Why operations visibility matters in professional services ERP
Professional services firms operate on a different economic model than product-centric businesses. Revenue depends on billable time, project milestones, staffing mix, contract structure, and delivery quality. When utilization, project execution, billing, and forecasting are managed across disconnected systems, leaders lose visibility into margin leakage long before it appears in financial statements. A professional services ERP creates a shared operational system for resource planning, project delivery, time capture, invoicing, and performance reporting.
Operations visibility is not only about dashboards. It is about connecting the workflow from opportunity handoff through staffing, delivery, change requests, expense capture, billing, collections, and profitability analysis. In many firms, project managers track schedules in one tool, consultants enter time in another, finance invoices from spreadsheets, and executives review lagging reports at month end. That structure makes it difficult to manage utilization in real time or identify delivery risks early.
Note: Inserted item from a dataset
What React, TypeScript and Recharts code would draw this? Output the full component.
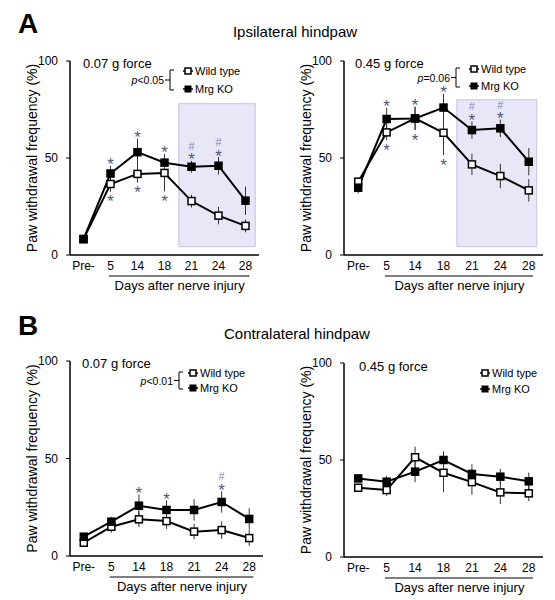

ERP for professional services helps standardize these workflows so operational decisions are based on current data rather than manual reconciliation. Firms can see whether the right people are assigned to the right work, whether projects are consuming more effort than planned, whether contract terms support billing, and whether backlog can realistically be delivered with available capacity. This level of visibility is essential for consulting firms, IT services providers, engineering services organizations, agencies, legal operations groups, and other project-based service businesses.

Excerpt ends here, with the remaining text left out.